• [Task details] Exactly as they appear, output all of the records. Skip any images.

Start of Data rows

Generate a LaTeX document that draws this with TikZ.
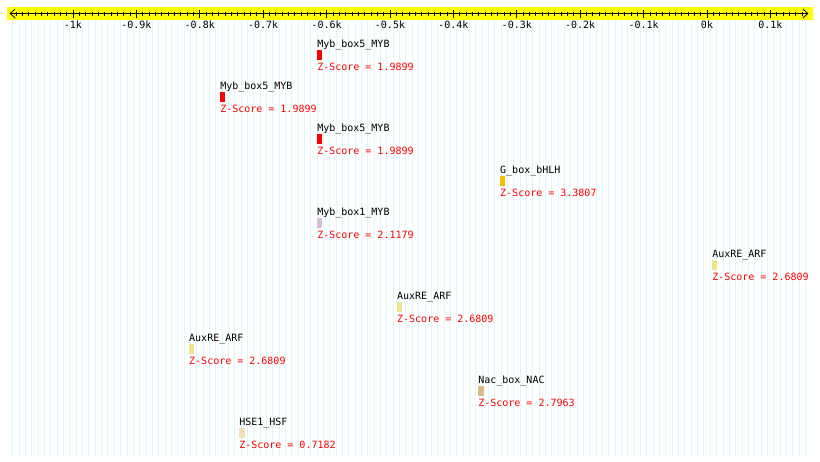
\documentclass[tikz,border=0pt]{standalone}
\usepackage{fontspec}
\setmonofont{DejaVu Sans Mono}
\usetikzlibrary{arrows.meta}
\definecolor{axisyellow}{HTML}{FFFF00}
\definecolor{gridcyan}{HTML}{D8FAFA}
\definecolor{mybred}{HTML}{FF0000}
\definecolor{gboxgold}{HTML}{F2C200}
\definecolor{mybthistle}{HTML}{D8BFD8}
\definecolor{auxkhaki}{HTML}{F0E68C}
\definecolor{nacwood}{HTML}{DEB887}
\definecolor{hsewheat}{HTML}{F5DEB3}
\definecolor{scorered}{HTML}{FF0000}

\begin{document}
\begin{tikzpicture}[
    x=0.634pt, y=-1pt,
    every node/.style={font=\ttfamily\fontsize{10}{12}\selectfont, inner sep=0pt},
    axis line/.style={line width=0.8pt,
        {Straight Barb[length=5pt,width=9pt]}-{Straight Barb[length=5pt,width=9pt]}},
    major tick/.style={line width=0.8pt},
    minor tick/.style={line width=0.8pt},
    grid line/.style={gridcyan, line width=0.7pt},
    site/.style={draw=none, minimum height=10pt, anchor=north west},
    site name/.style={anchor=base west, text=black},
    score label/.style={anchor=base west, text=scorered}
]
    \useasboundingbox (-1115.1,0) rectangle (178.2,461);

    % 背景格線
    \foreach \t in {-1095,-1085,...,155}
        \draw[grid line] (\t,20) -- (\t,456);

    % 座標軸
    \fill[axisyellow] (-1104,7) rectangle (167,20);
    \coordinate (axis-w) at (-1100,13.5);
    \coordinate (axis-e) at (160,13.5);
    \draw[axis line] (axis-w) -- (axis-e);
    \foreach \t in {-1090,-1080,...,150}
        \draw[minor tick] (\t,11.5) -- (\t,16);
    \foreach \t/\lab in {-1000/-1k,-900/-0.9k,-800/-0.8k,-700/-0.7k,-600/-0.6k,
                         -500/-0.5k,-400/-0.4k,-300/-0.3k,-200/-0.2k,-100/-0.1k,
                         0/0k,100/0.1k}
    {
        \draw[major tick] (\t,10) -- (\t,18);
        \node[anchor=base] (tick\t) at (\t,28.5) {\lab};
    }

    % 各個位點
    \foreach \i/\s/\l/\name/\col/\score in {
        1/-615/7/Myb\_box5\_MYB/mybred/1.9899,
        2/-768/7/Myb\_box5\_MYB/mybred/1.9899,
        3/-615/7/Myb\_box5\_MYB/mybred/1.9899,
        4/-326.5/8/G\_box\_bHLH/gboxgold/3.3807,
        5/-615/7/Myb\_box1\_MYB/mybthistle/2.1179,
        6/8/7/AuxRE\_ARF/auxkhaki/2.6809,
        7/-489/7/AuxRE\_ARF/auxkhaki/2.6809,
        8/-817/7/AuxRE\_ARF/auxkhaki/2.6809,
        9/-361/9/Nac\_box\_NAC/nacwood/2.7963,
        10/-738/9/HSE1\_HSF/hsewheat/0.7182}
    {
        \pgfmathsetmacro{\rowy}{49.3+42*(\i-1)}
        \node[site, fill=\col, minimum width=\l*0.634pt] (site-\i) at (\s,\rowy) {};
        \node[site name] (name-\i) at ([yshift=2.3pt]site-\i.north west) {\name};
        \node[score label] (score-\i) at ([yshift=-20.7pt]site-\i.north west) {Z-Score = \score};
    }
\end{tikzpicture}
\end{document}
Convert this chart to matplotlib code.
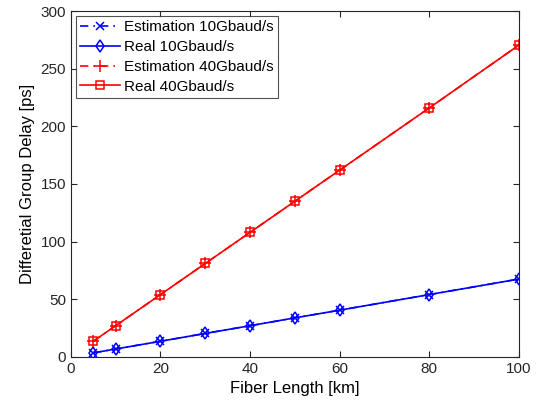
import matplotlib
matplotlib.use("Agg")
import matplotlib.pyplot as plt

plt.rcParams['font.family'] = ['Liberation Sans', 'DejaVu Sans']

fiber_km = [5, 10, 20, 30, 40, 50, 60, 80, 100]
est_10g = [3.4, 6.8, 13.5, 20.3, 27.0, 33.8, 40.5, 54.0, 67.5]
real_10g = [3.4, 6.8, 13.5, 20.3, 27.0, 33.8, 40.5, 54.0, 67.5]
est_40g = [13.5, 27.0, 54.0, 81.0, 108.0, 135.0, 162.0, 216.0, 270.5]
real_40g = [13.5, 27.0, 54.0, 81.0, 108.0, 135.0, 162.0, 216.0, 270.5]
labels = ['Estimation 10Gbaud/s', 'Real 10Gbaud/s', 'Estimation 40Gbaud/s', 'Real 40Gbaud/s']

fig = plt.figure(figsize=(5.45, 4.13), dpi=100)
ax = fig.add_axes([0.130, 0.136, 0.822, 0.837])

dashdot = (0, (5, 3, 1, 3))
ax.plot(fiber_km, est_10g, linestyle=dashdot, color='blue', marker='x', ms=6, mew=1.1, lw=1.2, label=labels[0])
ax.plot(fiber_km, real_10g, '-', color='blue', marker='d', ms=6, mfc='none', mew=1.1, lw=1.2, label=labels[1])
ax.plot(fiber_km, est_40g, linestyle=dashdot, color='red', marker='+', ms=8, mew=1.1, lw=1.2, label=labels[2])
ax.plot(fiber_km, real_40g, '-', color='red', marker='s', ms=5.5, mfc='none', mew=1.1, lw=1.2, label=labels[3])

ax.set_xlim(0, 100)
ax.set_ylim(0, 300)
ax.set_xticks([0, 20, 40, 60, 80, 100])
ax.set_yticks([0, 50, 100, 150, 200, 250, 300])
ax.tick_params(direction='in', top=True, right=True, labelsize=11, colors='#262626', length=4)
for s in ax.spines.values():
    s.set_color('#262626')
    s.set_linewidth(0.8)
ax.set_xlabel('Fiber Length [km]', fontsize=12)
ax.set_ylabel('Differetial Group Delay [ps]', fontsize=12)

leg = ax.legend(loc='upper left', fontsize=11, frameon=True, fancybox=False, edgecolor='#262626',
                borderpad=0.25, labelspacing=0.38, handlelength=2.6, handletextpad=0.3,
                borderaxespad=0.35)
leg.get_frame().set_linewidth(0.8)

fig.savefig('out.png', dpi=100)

End of Data rows

• [Solved exercise]
Generate a LaTeX document that draws this with TikZ.
\documentclass[tikz,border=0pt]{standalone}
\usepackage{fontspec}
\setmonofont{DejaVu Sans Mono}
\usetikzlibrary{arrows.meta}
\definecolor{axisyellow}{HTML}{FFFF00}
\definecolor{gridcyan}{HTML}{D8FAFA}
\definecolor{mybred}{HTML}{FF0000}
\definecolor{gboxgold}{HTML}{F2C200}
\definecolor{mybthistle}{HTML}{D8BFD8}
\definecolor{auxkhaki}{HTML}{F0E68C}
\definecolor{nacwood}{HTML}{DEB887}
\definecolor{hsewheat}{HTML}{F5DEB3}
\definecolor{scorered}{HTML}{FF0000}

\begin{document}
\begin{tikzpicture}[
    x=0.634pt, y=-1pt,
    every node/.style={font=\ttfamily\fontsize{10}{12}\selectfont, inner sep=0pt},
    axis line/.style={line width=0.8pt,
        {Straight Barb[length=5pt,width=9pt]}-{Straight Barb[length=5pt,width=9pt]}},
    major tick/.style={line width=0.8pt},
    minor tick/.style={line width=0.8pt},
    grid line/.style={gridcyan, line width=0.7pt},
    site/.style={draw=none, minimum height=10pt, anchor=north west},
    site name/.style={anchor=base west, text=black},
    score label/.style={anchor=base west, text=scorered}
]
    \useasboundingbox (-1115.1,0) rectangle (178.2,461);

    % 背景格線
    \foreach \t in {-1095,-1085,...,155}
        \draw[grid line] (\t,20) -- (\t,456);

    % 座標軸
    \fill[axisyellow] (-1104,7) rectangle (167,20);
    \coordinate (axis-w) at (-1100,13.5);
    \coordinate (axis-e) at (160,13.5);
    \draw[axis line] (axis-w) -- (axis-e);
    \foreach \t in {-1090,-1080,...,150}
        \draw[minor tick] (\t,11.5) -- (\t,16);
    \foreach \t/\lab in {-1000/-1k,-900/-0.9k,-800/-0.8k,-700/-0.7k,-600/-0.6k,
                         -500/-0.5k,-400/-0.4k,-300/-0.3k,-200/-0.2k,-100/-0.1k,
                         0/0k,100/0.1k}
    {
        \draw[major tick] (\t,10) -- (\t,18);
        \node[anchor=base] (tick\t) at (\t,28.5) {\lab};
    }

    % 各個位點
    \foreach \i/\s/\l/\name/\col/\score in {
        1/-615/7/Myb\_box5\_MYB/mybred/1.9899,
        2/-768/7/Myb\_box5\_MYB/mybred/1.9899,
        3/-615/7/Myb\_box5\_MYB/mybred/1.9899,
        4/-326.5/8/G\_box\_bHLH/gboxgold/3.3807,
        5/-615/7/Myb\_box1\_MYB/mybthistle/2.1179,
        6/8/7/AuxRE\_ARF/auxkhaki/2.6809,
        7/-489/7/AuxRE\_ARF/auxkhaki/2.6809,
        8/-817/7/AuxRE\_ARF/auxkhaki/2.6809,
        9/-361/9/Nac\_box\_NAC/nacwood/2.7963,
        10/-738/9/HSE1\_HSF/hsewheat/0.7182}
    {
        \pgfmathsetmacro{\rowy}{49.3+42*(\i-1)}
        \node[site, fill=\col, minimum width=\l*0.634pt] (site-\i) at (\s,\rowy) {};
        \node[site name] (name-\i) at ([yshift=2.3pt]site-\i.north west) {\name};
        \node[score label] (score-\i) at ([yshift=-20.7pt]site-\i.north west) {Z-Score = \score};
    }
\end{tikzpicture}
\end{document}
Convert this chart to matplotlib code.
import matplotlib
matplotlib.use("Agg")
import matplotlib.pyplot as plt

plt.rcParams['font.family'] = ['Liberation Sans', 'DejaVu Sans']

fiber_km = [5, 10, 20, 30, 40, 50, 60, 80, 100]
est_10g = [3.4, 6.8, 13.5, 20.3, 27.0, 33.8, 40.5, 54.0, 67.5]
real_10g = [3.4, 6.8, 13.5, 20.3, 27.0, 33.8, 40.5, 54.0, 67.5]
est_40g = [13.5, 27.0, 54.0, 81.0, 108.0, 135.0, 162.0, 216.0, 270.5]
real_40g = [13.5, 27.0, 54.0, 81.0, 108.0, 135.0, 162.0, 216.0, 270.5]
labels = ['Estimation 10Gbaud/s', 'Real 10Gbaud/s', 'Estimation 40Gbaud/s', 'Real 40Gbaud/s']

fig = plt.figure(figsize=(5.45, 4.13), dpi=100)
ax = fig.add_axes([0.130, 0.136, 0.822, 0.837])

dashdot = (0, (5, 3, 1, 3))
ax.plot(fiber_km, est_10g, linestyle=dashdot, color='blue', marker='x', ms=6, mew=1.1, lw=1.2, label=labels[0])
ax.plot(fiber_km, real_10g, '-', color='blue', marker='d', ms=6, mfc='none', mew=1.1, lw=1.2, label=labels[1])
ax.plot(fiber_km, est_40g, linestyle=dashdot, color='red', marker='+', ms=8, mew=1.1, lw=1.2, label=labels[2])
ax.plot(fiber_km, real_40g, '-', color='red', marker='s', ms=5.5, mfc='none', mew=1.1, lw=1.2, label=labels[3])

ax.set_xlim(0, 100)
ax.set_ylim(0, 300)
ax.set_xticks([0, 20, 40, 60, 80, 100])
ax.set_yticks([0, 50, 100, 150, 200, 250, 300])
ax.tick_params(direction='in', top=True, right=True, labelsize=11, colors='#262626', length=4)
for s in ax.spines.values():
    s.set_color('#262626')
    s.set_linewidth(0.8)
ax.set_xlabel('Fiber Length [km]', fontsize=12)
ax.set_ylabel('Differetial Group Delay [ps]', fontsize=12)

leg = ax.legend(loc='upper left', fontsize=11, frameon=True, fancybox=False, edgecolor='#262626',
                borderpad=0.25, labelspacing=0.38, handlelength=2.6, handletextpad=0.3,
                borderaxespad=0.35)
leg.get_frame().set_linewidth(0.8)

fig.savefig('out.png', dpi=100)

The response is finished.